*Directions*
Set down the material once more, exactly as it appears.

[Plotting code records]
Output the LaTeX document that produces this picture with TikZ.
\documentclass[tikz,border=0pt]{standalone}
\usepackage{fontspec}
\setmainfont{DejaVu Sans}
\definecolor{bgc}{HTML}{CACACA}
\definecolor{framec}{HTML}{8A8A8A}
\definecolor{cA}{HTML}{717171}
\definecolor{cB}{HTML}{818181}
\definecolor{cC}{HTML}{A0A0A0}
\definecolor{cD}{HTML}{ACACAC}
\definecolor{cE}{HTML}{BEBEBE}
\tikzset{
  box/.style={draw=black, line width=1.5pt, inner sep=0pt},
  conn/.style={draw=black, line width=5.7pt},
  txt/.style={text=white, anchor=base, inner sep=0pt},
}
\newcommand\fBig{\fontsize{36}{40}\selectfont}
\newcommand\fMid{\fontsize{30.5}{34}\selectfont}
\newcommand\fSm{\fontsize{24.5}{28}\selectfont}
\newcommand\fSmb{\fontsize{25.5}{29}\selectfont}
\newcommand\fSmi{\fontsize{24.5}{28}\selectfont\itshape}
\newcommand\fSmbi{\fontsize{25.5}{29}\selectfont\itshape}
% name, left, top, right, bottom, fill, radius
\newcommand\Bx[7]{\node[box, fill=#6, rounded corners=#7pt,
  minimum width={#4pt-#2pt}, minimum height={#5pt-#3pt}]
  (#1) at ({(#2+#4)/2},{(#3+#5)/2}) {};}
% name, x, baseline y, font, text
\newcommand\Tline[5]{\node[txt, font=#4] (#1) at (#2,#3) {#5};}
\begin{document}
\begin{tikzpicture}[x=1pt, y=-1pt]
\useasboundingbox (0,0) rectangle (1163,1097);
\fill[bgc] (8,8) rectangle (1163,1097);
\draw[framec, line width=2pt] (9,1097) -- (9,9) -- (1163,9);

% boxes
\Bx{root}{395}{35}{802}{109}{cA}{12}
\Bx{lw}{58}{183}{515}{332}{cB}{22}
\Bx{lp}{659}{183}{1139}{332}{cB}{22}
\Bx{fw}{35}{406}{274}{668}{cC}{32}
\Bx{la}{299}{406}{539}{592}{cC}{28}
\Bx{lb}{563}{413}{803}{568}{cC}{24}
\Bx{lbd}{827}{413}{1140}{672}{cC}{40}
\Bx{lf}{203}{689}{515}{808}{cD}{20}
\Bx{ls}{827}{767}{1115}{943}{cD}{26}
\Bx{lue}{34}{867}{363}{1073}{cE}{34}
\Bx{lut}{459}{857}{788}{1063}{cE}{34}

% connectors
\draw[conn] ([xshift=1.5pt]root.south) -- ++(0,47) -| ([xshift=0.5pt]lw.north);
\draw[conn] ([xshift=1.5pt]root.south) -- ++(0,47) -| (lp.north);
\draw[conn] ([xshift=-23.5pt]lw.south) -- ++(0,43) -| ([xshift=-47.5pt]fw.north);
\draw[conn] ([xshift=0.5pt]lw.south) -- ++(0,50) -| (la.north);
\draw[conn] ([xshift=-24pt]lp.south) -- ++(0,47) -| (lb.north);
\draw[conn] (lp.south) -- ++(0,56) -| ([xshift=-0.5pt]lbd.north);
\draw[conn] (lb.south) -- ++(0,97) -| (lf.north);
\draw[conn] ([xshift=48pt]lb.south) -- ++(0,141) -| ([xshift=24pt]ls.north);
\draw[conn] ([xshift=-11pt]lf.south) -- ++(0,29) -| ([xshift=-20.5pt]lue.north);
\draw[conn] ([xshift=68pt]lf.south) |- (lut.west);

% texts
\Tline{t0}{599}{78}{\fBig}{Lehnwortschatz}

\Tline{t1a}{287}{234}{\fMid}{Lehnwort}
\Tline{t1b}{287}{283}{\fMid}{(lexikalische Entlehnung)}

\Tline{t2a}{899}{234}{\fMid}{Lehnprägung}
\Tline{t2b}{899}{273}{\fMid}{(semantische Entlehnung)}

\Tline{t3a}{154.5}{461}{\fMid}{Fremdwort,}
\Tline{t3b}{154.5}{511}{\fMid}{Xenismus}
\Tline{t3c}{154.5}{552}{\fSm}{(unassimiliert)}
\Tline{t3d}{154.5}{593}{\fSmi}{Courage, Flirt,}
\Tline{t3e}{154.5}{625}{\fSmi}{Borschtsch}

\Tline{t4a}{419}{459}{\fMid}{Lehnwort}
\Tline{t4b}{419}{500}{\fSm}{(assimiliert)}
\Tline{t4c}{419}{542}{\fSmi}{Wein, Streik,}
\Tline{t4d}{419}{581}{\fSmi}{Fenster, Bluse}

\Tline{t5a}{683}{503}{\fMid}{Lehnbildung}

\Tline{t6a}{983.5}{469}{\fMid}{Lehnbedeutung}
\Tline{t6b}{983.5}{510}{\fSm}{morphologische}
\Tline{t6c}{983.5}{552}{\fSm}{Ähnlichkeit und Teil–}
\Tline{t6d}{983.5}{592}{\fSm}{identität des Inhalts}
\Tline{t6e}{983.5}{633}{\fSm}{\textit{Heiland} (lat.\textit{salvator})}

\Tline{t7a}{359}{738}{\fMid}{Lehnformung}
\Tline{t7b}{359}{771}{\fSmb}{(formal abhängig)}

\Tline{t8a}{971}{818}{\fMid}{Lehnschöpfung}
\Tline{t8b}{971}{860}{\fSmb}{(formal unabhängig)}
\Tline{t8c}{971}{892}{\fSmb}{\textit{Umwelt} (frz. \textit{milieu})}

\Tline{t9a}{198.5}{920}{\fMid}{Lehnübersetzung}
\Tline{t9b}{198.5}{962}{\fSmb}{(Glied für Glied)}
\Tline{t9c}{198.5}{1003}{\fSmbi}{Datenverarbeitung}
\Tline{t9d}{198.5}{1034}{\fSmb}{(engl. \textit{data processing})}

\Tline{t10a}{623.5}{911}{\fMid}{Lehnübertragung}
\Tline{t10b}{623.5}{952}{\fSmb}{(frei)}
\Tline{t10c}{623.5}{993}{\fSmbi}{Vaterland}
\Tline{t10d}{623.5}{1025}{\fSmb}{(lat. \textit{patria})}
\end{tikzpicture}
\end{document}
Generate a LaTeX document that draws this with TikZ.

*Full response*
Output the LaTeX document that produces this picture with TikZ.
\documentclass[tikz,border=0pt]{standalone}
\usepackage{fontspec}
\setmainfont{DejaVu Sans}
\definecolor{bgc}{HTML}{CACACA}
\definecolor{framec}{HTML}{8A8A8A}
\definecolor{cA}{HTML}{717171}
\definecolor{cB}{HTML}{818181}
\definecolor{cC}{HTML}{A0A0A0}
\definecolor{cD}{HTML}{ACACAC}
\definecolor{cE}{HTML}{BEBEBE}
\tikzset{
  box/.style={draw=black, line width=1.5pt, inner sep=0pt},
  conn/.style={draw=black, line width=5.7pt},
  txt/.style={text=white, anchor=base, inner sep=0pt},
}
\newcommand\fBig{\fontsize{36}{40}\selectfont}
\newcommand\fMid{\fontsize{30.5}{34}\selectfont}
\newcommand\fSm{\fontsize{24.5}{28}\selectfont}
\newcommand\fSmb{\fontsize{25.5}{29}\selectfont}
\newcommand\fSmi{\fontsize{24.5}{28}\selectfont\itshape}
\newcommand\fSmbi{\fontsize{25.5}{29}\selectfont\itshape}
% name, left, top, right, bottom, fill, radius
\newcommand\Bx[7]{\node[box, fill=#6, rounded corners=#7pt,
  minimum width={#4pt-#2pt}, minimum height={#5pt-#3pt}]
  (#1) at ({(#2+#4)/2},{(#3+#5)/2}) {};}
% name, x, baseline y, font, text
\newcommand\Tline[5]{\node[txt, font=#4] (#1) at (#2,#3) {#5};}
\begin{document}
\begin{tikzpicture}[x=1pt, y=-1pt]
\useasboundingbox (0,0) rectangle (1163,1097);
\fill[bgc] (8,8) rectangle (1163,1097);
\draw[framec, line width=2pt] (9,1097) -- (9,9) -- (1163,9);

% boxes
\Bx{root}{395}{35}{802}{109}{cA}{12}
\Bx{lw}{58}{183}{515}{332}{cB}{22}
\Bx{lp}{659}{183}{1139}{332}{cB}{22}
\Bx{fw}{35}{406}{274}{668}{cC}{32}
\Bx{la}{299}{406}{539}{592}{cC}{28}
\Bx{lb}{563}{413}{803}{568}{cC}{24}
\Bx{lbd}{827}{413}{1140}{672}{cC}{40}
\Bx{lf}{203}{689}{515}{808}{cD}{20}
\Bx{ls}{827}{767}{1115}{943}{cD}{26}
\Bx{lue}{34}{867}{363}{1073}{cE}{34}
\Bx{lut}{459}{857}{788}{1063}{cE}{34}

% connectors
\draw[conn] ([xshift=1.5pt]root.south) -- ++(0,47) -| ([xshift=0.5pt]lw.north);
\draw[conn] ([xshift=1.5pt]root.south) -- ++(0,47) -| (lp.north);
\draw[conn] ([xshift=-23.5pt]lw.south) -- ++(0,43) -| ([xshift=-47.5pt]fw.north);
\draw[conn] ([xshift=0.5pt]lw.south) -- ++(0,50) -| (la.north);
\draw[conn] ([xshift=-24pt]lp.south) -- ++(0,47) -| (lb.north);
\draw[conn] (lp.south) -- ++(0,56) -| ([xshift=-0.5pt]lbd.north);
\draw[conn] (lb.south) -- ++(0,97) -| (lf.north);
\draw[conn] ([xshift=48pt]lb.south) -- ++(0,141) -| ([xshift=24pt]ls.north);
\draw[conn] ([xshift=-11pt]lf.south) -- ++(0,29) -| ([xshift=-20.5pt]lue.north);
\draw[conn] ([xshift=68pt]lf.south) |- (lut.west);

% texts
\Tline{t0}{599}{78}{\fBig}{Lehnwortschatz}

\Tline{t1a}{287}{234}{\fMid}{Lehnwort}
\Tline{t1b}{287}{283}{\fMid}{(lexikalische Entlehnung)}

\Tline{t2a}{899}{234}{\fMid}{Lehnprägung}
\Tline{t2b}{899}{273}{\fMid}{(semantische Entlehnung)}

\Tline{t3a}{154.5}{461}{\fMid}{Fremdwort,}
\Tline{t3b}{154.5}{511}{\fMid}{Xenismus}
\Tline{t3c}{154.5}{552}{\fSm}{(unassimiliert)}
\Tline{t3d}{154.5}{593}{\fSmi}{Courage, Flirt,}
\Tline{t3e}{154.5}{625}{\fSmi}{Borschtsch}

\Tline{t4a}{419}{459}{\fMid}{Lehnwort}
\Tline{t4b}{419}{500}{\fSm}{(assimiliert)}
\Tline{t4c}{419}{542}{\fSmi}{Wein, Streik,}
\Tline{t4d}{419}{581}{\fSmi}{Fenster, Bluse}

\Tline{t5a}{683}{503}{\fMid}{Lehnbildung}

\Tline{t6a}{983.5}{469}{\fMid}{Lehnbedeutung}
\Tline{t6b}{983.5}{510}{\fSm}{morphologische}
\Tline{t6c}{983.5}{552}{\fSm}{Ähnlichkeit und Teil–}
\Tline{t6d}{983.5}{592}{\fSm}{identität des Inhalts}
\Tline{t6e}{983.5}{633}{\fSm}{\textit{Heiland} (lat.\textit{salvator})}

\Tline{t7a}{359}{738}{\fMid}{Lehnformung}
\Tline{t7b}{359}{771}{\fSmb}{(formal abhängig)}

\Tline{t8a}{971}{818}{\fMid}{Lehnschöpfung}
\Tline{t8b}{971}{860}{\fSmb}{(formal unabhängig)}
\Tline{t8c}{971}{892}{\fSmb}{\textit{Umwelt} (frz. \textit{milieu})}

\Tline{t9a}{198.5}{920}{\fMid}{Lehnübersetzung}
\Tline{t9b}{198.5}{962}{\fSmb}{(Glied für Glied)}
\Tline{t9c}{198.5}{1003}{\fSmbi}{Datenverarbeitung}
\Tline{t9d}{198.5}{1034}{\fSmb}{(engl. \textit{data processing})}

\Tline{t10a}{623.5}{911}{\fMid}{Lehnübertragung}
\Tline{t10b}{623.5}{952}{\fSmb}{(frei)}
\Tline{t10c}{623.5}{993}{\fSmbi}{Vaterland}
\Tline{t10d}{623.5}{1025}{\fSmb}{(lat. \textit{patria})}
\end{tikzpicture}
\end{document}
Generate a LaTeX document that draws this with TikZ.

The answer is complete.